Given task — Copy exactly the lines from the beginning of the data down to and including the line holding "0.83, 0.78, 0.75]", without any pictures.

Provided material —

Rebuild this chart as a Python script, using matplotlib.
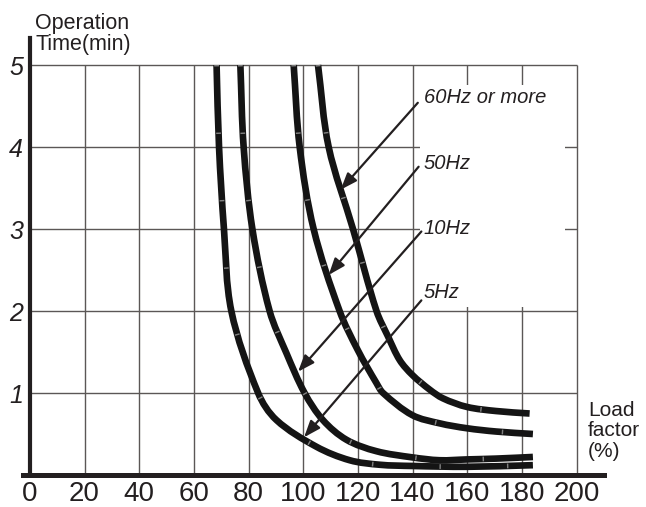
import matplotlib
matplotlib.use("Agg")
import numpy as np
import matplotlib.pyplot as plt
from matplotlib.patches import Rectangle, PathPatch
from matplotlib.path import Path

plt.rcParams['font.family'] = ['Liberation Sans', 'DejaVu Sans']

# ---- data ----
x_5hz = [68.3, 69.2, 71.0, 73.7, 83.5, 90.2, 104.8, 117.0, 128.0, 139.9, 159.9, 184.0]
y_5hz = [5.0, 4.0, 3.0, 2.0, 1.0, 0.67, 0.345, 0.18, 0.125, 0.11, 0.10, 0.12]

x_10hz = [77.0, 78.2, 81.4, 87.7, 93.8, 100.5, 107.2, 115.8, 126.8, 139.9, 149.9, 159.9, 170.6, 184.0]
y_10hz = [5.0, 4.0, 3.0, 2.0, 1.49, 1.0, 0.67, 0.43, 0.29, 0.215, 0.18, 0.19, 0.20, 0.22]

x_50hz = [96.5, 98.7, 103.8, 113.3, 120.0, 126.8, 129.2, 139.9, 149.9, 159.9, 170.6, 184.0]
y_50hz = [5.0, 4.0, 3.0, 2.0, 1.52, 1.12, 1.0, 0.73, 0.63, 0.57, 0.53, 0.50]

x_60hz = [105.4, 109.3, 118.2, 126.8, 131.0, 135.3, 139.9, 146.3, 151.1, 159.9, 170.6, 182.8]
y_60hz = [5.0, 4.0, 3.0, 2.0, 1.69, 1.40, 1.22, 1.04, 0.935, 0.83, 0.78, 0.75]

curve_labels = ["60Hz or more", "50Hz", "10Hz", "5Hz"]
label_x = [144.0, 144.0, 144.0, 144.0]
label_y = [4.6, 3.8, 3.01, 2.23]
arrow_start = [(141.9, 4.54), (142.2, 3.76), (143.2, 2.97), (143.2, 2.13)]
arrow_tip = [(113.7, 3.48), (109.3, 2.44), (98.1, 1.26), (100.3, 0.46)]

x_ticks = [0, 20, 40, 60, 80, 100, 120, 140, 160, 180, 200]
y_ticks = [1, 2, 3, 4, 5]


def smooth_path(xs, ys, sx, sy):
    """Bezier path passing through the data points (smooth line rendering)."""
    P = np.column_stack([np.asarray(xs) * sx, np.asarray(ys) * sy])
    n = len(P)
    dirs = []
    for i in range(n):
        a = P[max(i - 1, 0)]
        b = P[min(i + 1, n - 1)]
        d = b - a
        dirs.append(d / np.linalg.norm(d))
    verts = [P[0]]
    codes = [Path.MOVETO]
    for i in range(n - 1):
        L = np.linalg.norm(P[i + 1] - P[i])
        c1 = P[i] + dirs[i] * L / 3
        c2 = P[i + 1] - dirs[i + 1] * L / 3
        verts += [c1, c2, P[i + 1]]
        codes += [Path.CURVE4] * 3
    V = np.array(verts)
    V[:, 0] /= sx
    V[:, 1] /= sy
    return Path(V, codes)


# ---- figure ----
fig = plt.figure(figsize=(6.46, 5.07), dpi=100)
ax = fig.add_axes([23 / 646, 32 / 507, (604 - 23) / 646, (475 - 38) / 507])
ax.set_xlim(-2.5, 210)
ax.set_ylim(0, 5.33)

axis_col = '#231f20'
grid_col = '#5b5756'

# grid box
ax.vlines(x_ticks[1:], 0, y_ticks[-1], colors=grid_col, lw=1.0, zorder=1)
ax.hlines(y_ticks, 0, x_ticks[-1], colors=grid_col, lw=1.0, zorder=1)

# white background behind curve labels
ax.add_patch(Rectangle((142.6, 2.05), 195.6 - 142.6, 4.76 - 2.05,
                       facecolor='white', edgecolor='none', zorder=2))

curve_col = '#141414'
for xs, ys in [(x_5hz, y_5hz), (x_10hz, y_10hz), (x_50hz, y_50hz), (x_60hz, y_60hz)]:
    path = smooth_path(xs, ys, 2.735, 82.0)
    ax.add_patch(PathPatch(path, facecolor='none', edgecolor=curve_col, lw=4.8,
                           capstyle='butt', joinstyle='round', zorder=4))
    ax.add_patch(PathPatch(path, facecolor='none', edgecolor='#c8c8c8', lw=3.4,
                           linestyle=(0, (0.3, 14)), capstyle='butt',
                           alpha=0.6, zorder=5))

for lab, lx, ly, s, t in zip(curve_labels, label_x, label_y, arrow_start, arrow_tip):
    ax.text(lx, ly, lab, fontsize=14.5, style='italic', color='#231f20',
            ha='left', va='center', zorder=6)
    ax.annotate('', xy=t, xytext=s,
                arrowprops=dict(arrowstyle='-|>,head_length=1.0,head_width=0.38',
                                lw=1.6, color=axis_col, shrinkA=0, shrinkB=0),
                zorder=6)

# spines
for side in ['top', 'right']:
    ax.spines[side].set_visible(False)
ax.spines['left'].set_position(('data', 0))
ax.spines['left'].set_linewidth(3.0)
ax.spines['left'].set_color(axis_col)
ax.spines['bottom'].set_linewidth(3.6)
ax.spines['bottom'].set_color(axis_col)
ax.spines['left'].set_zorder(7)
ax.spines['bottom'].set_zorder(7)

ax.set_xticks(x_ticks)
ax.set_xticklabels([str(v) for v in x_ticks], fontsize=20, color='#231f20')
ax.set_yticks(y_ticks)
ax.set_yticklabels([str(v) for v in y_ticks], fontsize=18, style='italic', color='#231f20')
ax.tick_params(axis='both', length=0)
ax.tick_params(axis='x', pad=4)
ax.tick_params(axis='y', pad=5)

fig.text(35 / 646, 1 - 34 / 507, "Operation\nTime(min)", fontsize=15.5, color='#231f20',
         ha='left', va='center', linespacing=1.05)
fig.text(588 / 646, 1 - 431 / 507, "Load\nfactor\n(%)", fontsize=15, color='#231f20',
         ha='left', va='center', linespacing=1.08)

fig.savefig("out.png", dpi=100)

Result of this task —
Rebuild this chart as a Python script, using matplotlib.
import matplotlib
matplotlib.use("Agg")
import numpy as np
import matplotlib.pyplot as plt
from matplotlib.patches import Rectangle, PathPatch
from matplotlib.path import Path

plt.rcParams['font.family'] = ['Liberation Sans', 'DejaVu Sans']

# ---- data ----
x_5hz = [68.3, 69.2, 71.0, 73.7, 83.5, 90.2, 104.8, 117.0, 128.0, 139.9, 159.9, 184.0]
y_5hz = [5.0, 4.0, 3.0, 2.0, 1.0, 0.67, 0.345, 0.18, 0.125, 0.11, 0.10, 0.12]

x_10hz = [77.0, 78.2, 81.4, 87.7, 93.8, 100.5, 107.2, 115.8, 126.8, 139.9, 149.9, 159.9, 170.6, 184.0]
y_10hz = [5.0, 4.0, 3.0, 2.0, 1.49, 1.0, 0.67, 0.43, 0.29, 0.215, 0.18, 0.19, 0.20, 0.22]

x_50hz = [96.5, 98.7, 103.8, 113.3, 120.0, 126.8, 129.2, 139.9, 149.9, 159.9, 170.6, 184.0]
y_50hz = [5.0, 4.0, 3.0, 2.0, 1.52, 1.12, 1.0, 0.73, 0.63, 0.57, 0.53, 0.50]

x_60hz = [105.4, 109.3, 118.2, 126.8, 131.0, 135.3, 139.9, 146.3, 151.1, 159.9, 170.6, 182.8]
y_60hz = [5.0, 4.0, 3.0, 2.0, 1.69, 1.40, 1.22, 1.04, 0.935, 0.83, 0.78, 0.75]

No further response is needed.